İşçi ve emekliler adına açıklamayı yapan Sonay Tezcan, işçi ve emeklilerin gittikçe ağırlaşan ve yaşamı çekilmez hale getiren sorunlar yumağıyla karşı karşıya kaldığını belirterek şunları söyledi:
"Kapitalist sistemin efendileri milyonlara açlık, yoksulluk, sefalet, kölece çalışma ve yaşam koşulları dayatıyor. Bir avuç para babasının sefil çıkarları için ülkenin geri kalanı koyu bir karanlığa hapsedilmek isteniyor. Ağır bir ekonomik kriz sürecinin içinden geçiyoruz. Fatura bir kez daha işçilerin, emekçilerin, emeklilerin sırtına yıkılmaya çalışılıyor. Krizi fırsata çevirmeye çalışan sermaye düzeni, AKP eliyle çalışma ve yaşam koşullarını Orta Çağ karanlığına geri götürmeye, kazanılmış hakları gasp etmeye, toplumu bir bütün olarak yoksulluk ve sefalet içine sürüklemeye çalışıyor. Adına Orta Vadeli Program dedikleri ve şu sıralar parça parça uyguladıkları ekonomik adımlar adı konulmamış bir IMF programı olmasının yanı sıra, servet-sefalet kutuplaşmasını derinleştirmeyi hedefleyen koyu bir emek düşmanı saldırıdır."
"Zamlarla boğuşuyoruz"
"Krizi yaratanlar milyonlarca işçiden, emekçiden, emekliden fedakârlık beklediklerini söylüyorlar" diyerek sözlerini sürdüren Tezcan, şunları kaydetti:
"Güya kısa sürede enflasyonu düşüreceklerini iddia ediyorlar. TÜİK’in rakamları üzerinden toplumu avutmaya çalışıyorlar. TÜİK’in rakamları yalan, milyonların açlığı, yoksulluğu, sefaleti ve kölece koşullarda çalışması ise katı gerçek. Tüm bunlar yetmiyor yeni emek düşmanı saldırı yasaları ise Meclis gündeminde bekletiliyor. Biz dur demezsek ayaklarımıza takmaya çalıştıkları zincirleri daha da kalınlaştıracaklar. AKP sözcüleri bu yılı emekliler yılı ilan ettiklerini söylüyorlar. Ancak emeklilere dayattıkları açlık sınırının dahi çok altında ücretlerle yaşam mücadelesinden başka bir şey değil. Yıllarca emek harcamış, prim ödemiş milyonlarca emekli 12 bin 500 TL ile geçinmeye çalışıyor. Bir yanda hayat pahalılığıyla baş etmeye, ev kirasını ödemeye, karnını doyurmaya uğraşıyor. Diğer yanda bu düzenin hakaretlerine, insanlık dışı uygulamalarına maruz kalıyorlar. Haklı ve meşru talepleri görmezden geliniyor, örgütlenme haklarının önüne geçilmek isteniyor. Yıllardır maaş bağlama oranlarında yaptıkları düşüşler yetmiyor ücret artışlarını TÜİK’in yalan rakamları üzerinden gerçekleştirerek sefaleti derinleştiriyorlar.
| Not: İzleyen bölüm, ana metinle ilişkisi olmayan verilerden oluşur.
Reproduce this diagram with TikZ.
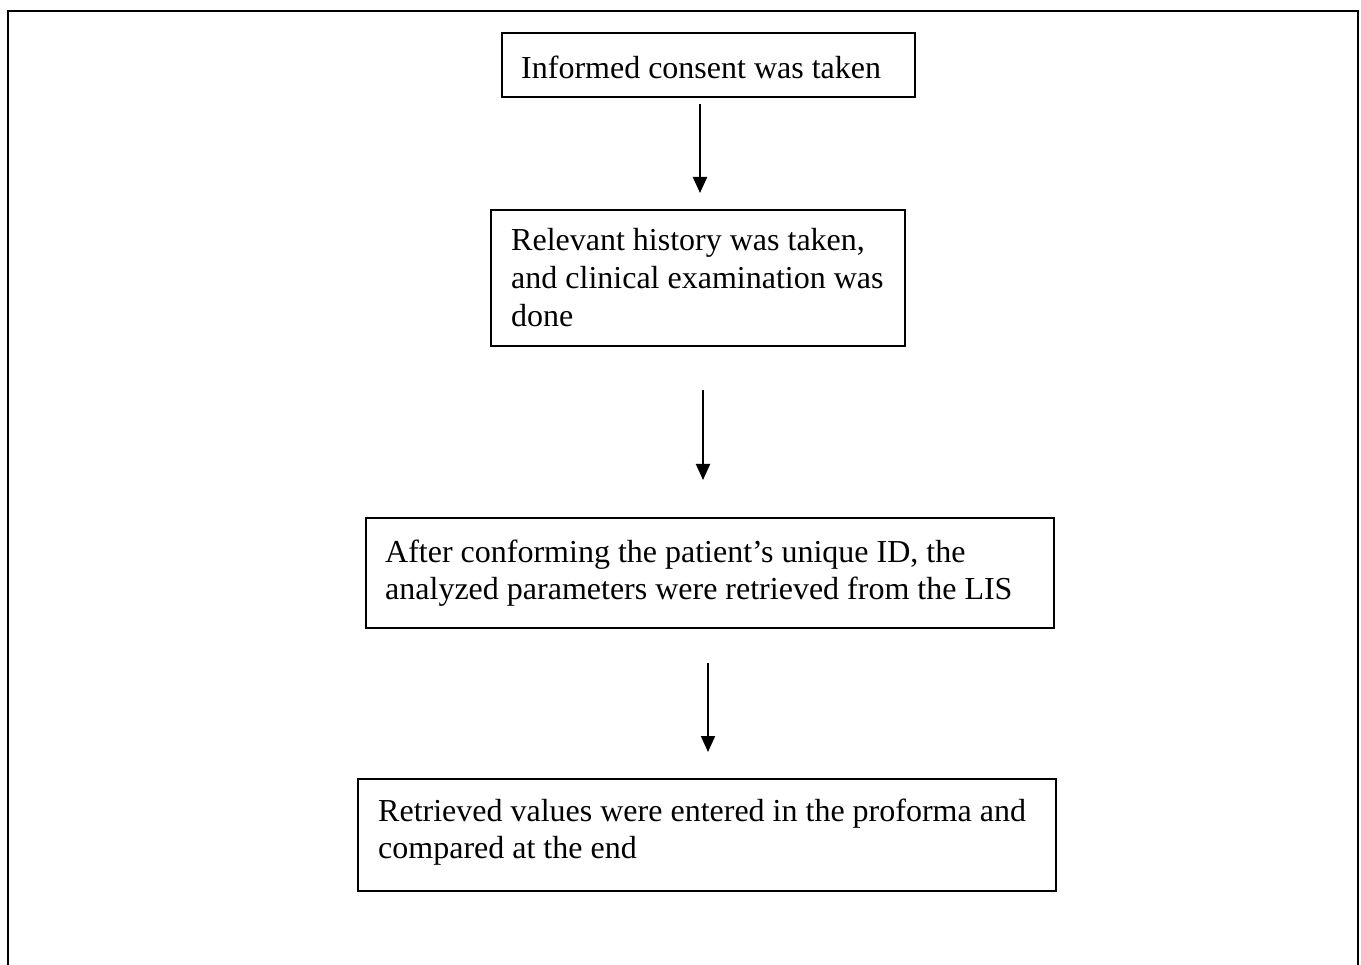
\documentclass[tikz,border=0pt]{standalone}
\usepackage{fontspec}
\setmainfont{Liberation Serif}
\usetikzlibrary{arrows.meta}

\tikzset{
  stepbox/.style={draw=black, line width=2pt, rectangle, inner sep=0pt},
  steptext/.style={anchor=north west, inner sep=0pt, align=left,
    font=\fontsize{32}{38}\selectfont},
  tighttext/.style={steptext, font=\fontsize{32}{37}\selectfont},
  flowarrow/.style={line width=2pt, -{Triangle[width=14pt,length=16pt]}}
}

\begin{document}
\begin{tikzpicture}[x=1pt, y=-1pt]
  \useasboundingbox (0,0) rectangle (1361,965);

  % outer frame, open at the bottom
  \draw[line width=2.5pt] (8,965) -- (8,11) -- (1358,11) -- (1358,965);

  % step boxes
  \node[stepbox, minimum width=413pt, minimum height=64pt] (b1) at (708,65) {};
  \node[stepbox, minimum width=414pt, minimum height=136pt] (b2) at (698,278) {};
  \node[stepbox, minimum width=688pt, minimum height=110pt] (b3) at (710,573) {};
  \node[stepbox, minimum width=698pt, minimum height=112pt] (b4) at (707,835) {};

  % step texts
  \node[steptext] (t1) at (521,56) {Informed consent was taken};
  \node[steptext] (t2) at (511,228) {Relevant history was taken,\\and clinical examination was\\done};
  \node[tighttext] (t3) at (385,540) {After conforming the patient’s unique ID, the\\analyzed parameters were retrieved from the LIS};
  \node[tighttext] (t4) at (378,799) {Retrieved values were entered in the proforma and\\compared at the end};

  % arrows between the steps
  \coordinate (a1s) at (700,104);  \coordinate (a1e) at (700,193);
  \coordinate (a2s) at (703,390);  \coordinate (a2e) at (703,480);
  \coordinate (a3s) at (708,663);  \coordinate (a3e) at (708,752);
  \draw[flowarrow] (a1s) -- (a1e);
  \draw[flowarrow] (a2s) -- (a2e);
  \draw[flowarrow] (a3s) -- (a3e);
\end{tikzpicture}
\end{document}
"İnsanca bir yaşam ve insanca ücretler için..."
Önümüzdeki haftalarda asgari ücret görüşmeleri başlayacak ve bugünden sefalet düzeyinde zam tartışmalarını gündeme getiriyorlar. Toplumun geniş kesimlerine dayatılan faturayı ağırlaştırmak için çalışıyorlar. Bu emek düşmanı saldırıları püskürtmek için safları sıklaştıralım. Tek ve gerçek kurtuluş için, insanca bir yaşam ve insanca ücretler için örgütlenmek ve mücadele etmek dışında bir seçenek yok. İşçileri, emekçileri, emeklileri, ezilen ve sömürülen halkları sömürü, soygun ve barbarlık düzenine karşı mücadeleyi güçlendirmeye çağırıyoruz. Birlikte direnecek, birlikte kazanacağız."